Phil Wainewright has an interesting post over at ZDnet.com on the “Seven lessons to learn from Amazon’s outage.” The first two points he makes are particularly important: First, “Read your cloud provider’s SLA very carefully” – because it appears that, despite the considerable pain some of Amazon’s customers were feeling, the SLA was not breached, legally speaking. Second, “Don’t take your provider’s assurances for granted” – for reasons that should be obvious.

Wainewright’s final point, though, may be the most disturbing, because it focuses on Amazon’s “lack of transparency.” He quotes BigDoor CEO Keith Smith as saying, “If Amazon had been more forthcoming with what they are experiencing, we would have been able to restore our systems sooner.” This was echoed in Santa Barbara’s blog post where, in discussing customers’ options for failing over to a different cloud, he observes, “Perhaps they would have started that process had AWS communicated at the start that it would have been such a big outage, but AWS communication is – frankly – abysmal other than their PR.” The transparency issue was also echoed by Andrew Hickey in an article posted April 26 on CRN.com.

CRN also wrote about “lessons learned,” although they came up with 10 of them. Their first point is that “Cloud outages are going to happen…and if you can’t stand the outage, get out of the cloud.” They go on to talk about not putting “Blind Trust” in the cloud, and to point out that management and maintenance are still required – “it’s not a ‘set it and forget it’ environment.”

And it’s not like this is the first time people have been affected by a failure in the cloud:

  • Amazon had a significant outage of their S3 online storage service back in July, 2008. Their northern Virginia data center was affected by a lightning strike in July of 2009, and another power issue affected “some instances in its US-EAST-1 availability zone” in December of 2009.
  • Gmail experienced a system-wide outage for a period of time in August, 2008, then was down again for over 1 ½ hours in September, 2009.
  • The Microsoft/Danger outage in October, 2009, caused a lot of T-Mobile customers to lose personal information that was stored on their Sidekick devices, including contacts, calendar entries, to-do lists, and photos.
  • In January, 2010, failure of a UPS took several hundred servers offline for hours at a Rackspace data center in London. (Rackspace also had a couple of service-affecting failures in their Dallas area data center in 2009.)
  • Salesforce.com users have suffered repeatedly from service outages over the last several years.

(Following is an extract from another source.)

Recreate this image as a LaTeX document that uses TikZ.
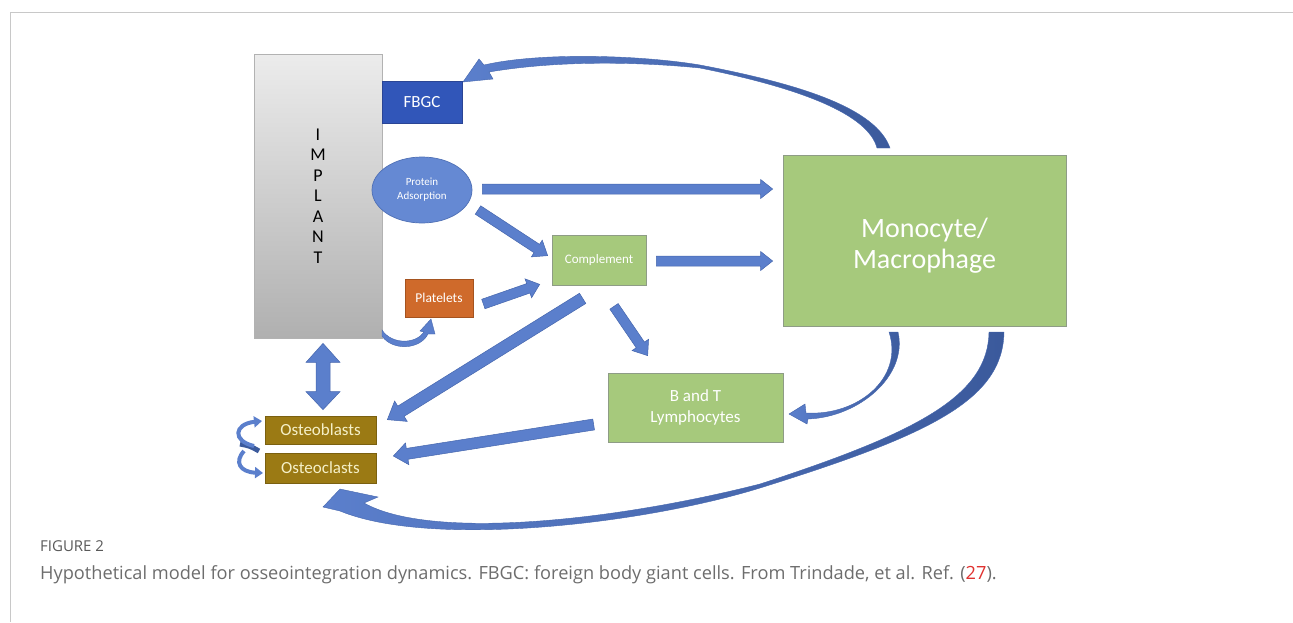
\documentclass[tikz,border=0pt]{standalone}
\usepackage{fontspec}
\setmainfont{Carlito}
\newfontfamily\capfont{Open Sans}
\usetikzlibrary{calc,shapes.geometric,arrows.meta}
\definecolor{boxgreen}{HTML}{A6C97C}
\definecolor{greenedge}{HTML}{8E9C86}
\definecolor{fbgcblue}{HTML}{3156B9}
\definecolor{fbgcedge}{HTML}{2A4595}
\definecolor{protblue}{HTML}{6589D3}
\definecolor{protedge}{HTML}{4F70B5}
\definecolor{platorange}{HTML}{CF6A2B}
\definecolor{platedge}{HTML}{A5531F}
\definecolor{osteogold}{HTML}{9B7A14}
\definecolor{osteoedge}{HTML}{7A6010}
\definecolor{osteotext}{HTML}{F5F0C8}
\definecolor{arrowfill}{HTML}{5B7FCC}
\definecolor{arrowedge}{HTML}{4566AD}
\definecolor{arrowdark}{HTML}{3B5A9C}
\definecolor{framegray}{HTML}{C8C8C8}
\definecolor{capgray}{HTML}{6D6D6D}
\definecolor{capgraydark}{HTML}{595959}
\definecolor{refred}{HTML}{E0312F}
\newcommand{\blockarr}[5]{%
  \coordinate (bH) at ($(#2)!#5!(#1)$);
  \draw[blockarrow] ($(#1)!#3!90:(#2)$) -- ($(bH)!#3!-90:(#1)$) -- ($(bH)!#4!-90:(#1)$) -- (#2)
    -- ($(bH)!#4!90:(#1)$) -- ($(bH)!#3!90:(#1)$) -- ($(#1)!#3!-90:(#2)$) -- cycle;}
\begin{document}
\begin{tikzpicture}[x=1pt,y=-1pt,
  box/.style={draw, line width=0.7pt, inner sep=0pt, text=white, align=center},
  greenbox/.style={box, fill=boxgreen, draw=greenedge},
  blockarrow/.style={fill=arrowfill, draw=arrowedge, line width=0.5pt, line join=miter},
  curvearrow/.style={draw=arrowedge, line width=0.4pt, left color=arrowfill, right color=arrowdark},
  loopline/.style={draw=arrowfill, line width=4pt},
  captext/.style={inner sep=0pt, anchor=base west}]
\useasboundingbox (0,0) rectangle (1293,622);
% frame
\draw[framegray, line width=1pt] (10,622) -- (10,12) -- (1293,12);

% nodes
\node[box, draw=gray!60, top color=gray!15, bottom color=gray!62, text=black,
  minimum width=128pt, minimum height=284pt,
  font=\fontsize{18}{20.5}\selectfont] (implant) at (318,196) {I\\M\\P\\L\\A\\N\\T};
\node[box, fill=fbgcblue, draw=fbgcedge, minimum width=80pt, minimum height=42pt,
  font=\fontsize{17}{20}\selectfont] (fbgc) at (422,102) {FBGC};
\node[box, ellipse, fill=protblue, draw=protedge, minimum width=100pt, minimum height=66pt,
  font=\fontsize{11}{14}\selectfont] (prot) at (422,190) {Protein\\Adsorption};
\node[greenbox, minimum width=94pt, minimum height=50pt,
  font=\fontsize{13}{15}\selectfont] (comp) at (599,260) {Complement};
\node[box, fill=platorange, draw=platedge, minimum width=68pt, minimum height=38pt,
  font=\fontsize{13.5}{15}\selectfont] (plat) at (439,298) {Platelets};
\node[greenbox, minimum width=283pt, minimum height=171pt] (mono) at (924.5,240.5) {};
\node[inner sep=0pt, text=white, align=center, font=\fontsize{28}{31}\selectfont]
  (monotext) at ($(mono.center)+(0,5)$) {Monocyte/\\Macrophage};
\node[greenbox, minimum width=175pt, minimum height=69pt,
  font=\fontsize{17}{21}\selectfont] (bt) at (695.5,407.5) {B and T\\Lymphocytes};
\node[box, fill=osteogold, draw=osteoedge, text=osteotext, minimum width=111pt, minimum height=28pt,
  font=\fontsize{17}{19}\selectfont] (ob) at (320.5,430) {Osteoblasts};
\node[box, fill=osteogold, draw=osteoedge, text=osteotext, minimum width=111pt, minimum height=30pt,
  font=\fontsize{17}{19}\selectfont] (oc) at (320.5,468) {Osteoclasts};

% straight block arrows
\coordinate (a1s) at ($(prot.east)+(10,-1)$);
\coordinate (a1e) at ($(mono.west)+(-10,-51.5)$);
\blockarr{a1s}{a1e}{5pt}{9.5pt}{12pt}
\coordinate (a2s) at ($(comp.east)+(10,1)$);
\coordinate (a2e) at ($(mono.west)+(-10,20.5)$);
\blockarr{a2s}{a2e}{5pt}{9.5pt}{12pt}
\coordinate (a3s) at ($(prot.center)+(56,20)$);
\coordinate (a3e) at ($(comp.north west)+(-4,21)$);
\blockarr{a3s}{a3e}{5pt}{10pt}{13pt}
\coordinate (a4s) at ($(plat.east)+(10,6)$);
\coordinate (a4e) at ($(comp.south west)+(-12,-1)$);
\blockarr{a4s}{a4e}{5pt}{10pt}{12pt}
\coordinate (a5s) at ($(comp.south west)+(31,13)$);
\coordinate (a5e) at ($(ob.north east)+(11,4)$);
\blockarr{a5s}{a5e}{6pt}{12pt}{16pt}
\coordinate (a6s) at ($(comp.south)+(15,21)$);
\coordinate (a6e) at ($(bt.north west)+(40,-17)$);
\blockarr{a6s}{a6e}{5pt}{10pt}{13pt}
\coordinate (a7s) at ($(bt.west)+(-14,17)$);
\coordinate (a7e) at ($(oc.east)+(17,-12)$);
\blockarr{a7s}{a7e}{5.5pt}{11pt}{14pt}

% double arrow implant <-> osteoblasts
\coordinate (dT) at ($(implant.south)+(5,5)$);
\coordinate (dB) at ($(ob.north)+(2.5,-6)$);
\draw[blockarrow] (dT) -- ($(dT)+(17,19)$) -- ($(dT)+(7,19)$) -- ($(dB)+(7,-18)$) -- ($(dB)+(17,-18)$)
  -- (dB) -- ($(dB)+(-17,-18)$) -- ($(dB)+(-7,-18)$) -- ($(dT)+(-7,19)$) -- ($(dT)+(-17,19)$) -- cycle;

% curved arrow: monocyte -> FBGC
\shade[curvearrow] (890,148) .. controls (876,108) and (800,84) .. (700,65)
  .. controls (640,55) and (540,52) .. (484,65) -- (479,59) -- (463,82) -- (493,79) -- (489,72)
  .. controls (560,60) and (640,62) .. (700,68) .. controls (800,88) and (868,114) .. (877,148) -- cycle;

% curved arrow: monocyte -> B and T
\shade[curvearrow] (898,332) .. controls (908,375) and (860,417) .. (808,419) -- (807,424) -- (789,414)
  -- (805,404) -- (806,413) .. controls (858,416) and (904,378) .. (889,332) -- cycle;

% curved arrow: monocyte -> osteoclasts
\shade[curvearrow] (1004,332) .. controls (1003,400) and (930,435) .. (760,488)
  .. controls (640,525) and (430,548) .. (340,511) -- (323,507) -- (340,489) -- (378,497) -- (364,503)
  .. controls (430,540) and (610,522) .. (760,484) .. controls (920,432) and (988,395) .. (989,332) -- cycle;

% small curved arrow: implant -> platelets
\fill[arrowfill, draw=arrowedge, line width=0.4pt] (382,336) .. controls (392,351) and (420,350) .. (428,334)
  -- (435,334) -- (431,319) -- (420,331) -- (424,332) .. controls (416,344) and (392,345) .. (382,330) -- cycle;

% self loops osteoblasts / osteoclasts
\draw[arrowdark, line width=5pt] (240,444) .. controls (250,446) .. (259,451);
\draw[loopline, -{Triangle[width=11pt,length=8pt]}] (254,446) .. controls (232,441) and (234,424) .. (262,421);
\draw[loopline, -{Triangle[width=11pt,length=8pt]}] (244,451) .. controls (234,462) and (240,472) .. (263,473);

% caption
\node[captext, font=\capfont\fontsize{15}{17}\selectfont, text=capgraydark] (figlabel) at (40,551) {FIGURE 2};
\node[captext, font=\capfont\fontsize{18.2}{21}\selectfont, text=capgray] (caption) at (40,579)
  {Hypothetical model for osseointegration dynamics. FBGC: foreign body giant cells. From Trindade, et al. Ref. (\textcolor{refred}{27}).};
\end{tikzpicture}
\end{document}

This takes me back to a comment made by one of our former customers, who was the CIO of a local insurance company, and who later joined our engineering team for a while. Speaking of the ASPs of a decade ago, he stated, “I wouldn’t trust my critical data to any of them – because I don’t believe that any of them care as much about my data as I do. And until they can convince me that they do, and show me the processes and procedures they have in place to protect it, they’re not getting my data!”

Don’t get me wrong – the “Cloud” (however you choose to define it…and that’s part of the problem) has its place. Cloud services are becoming more affordable, and more reliable. But, as one solution provider quoted in the CRN “lessons learned” article put it, “Just because I can move it into the cloud, that doesn’t mean I can ignore it. It still needs to be managed. It still needs to be maintained.” Never forget that it’s your data, and no one cares about it as much as you do, no matter what they tell you. Forrester analyst Rachel Dines may have said it best in her blog entry from last week: “ASSUME NOTHING. Your cloud provider isn’t in charge of your disaster recovery plan, YOU ARE!” (She also lists several really good questions you should ask your cloud provider.)

Cloud technologies can solve specific problems for you, and can provide some additional, and valuable, tools for your IT toolbox. But you dare not assume that all of your problems will automagically disappear just because you put all your stuff in the cloud. It’s still your stuff, and ultimately your responsibility.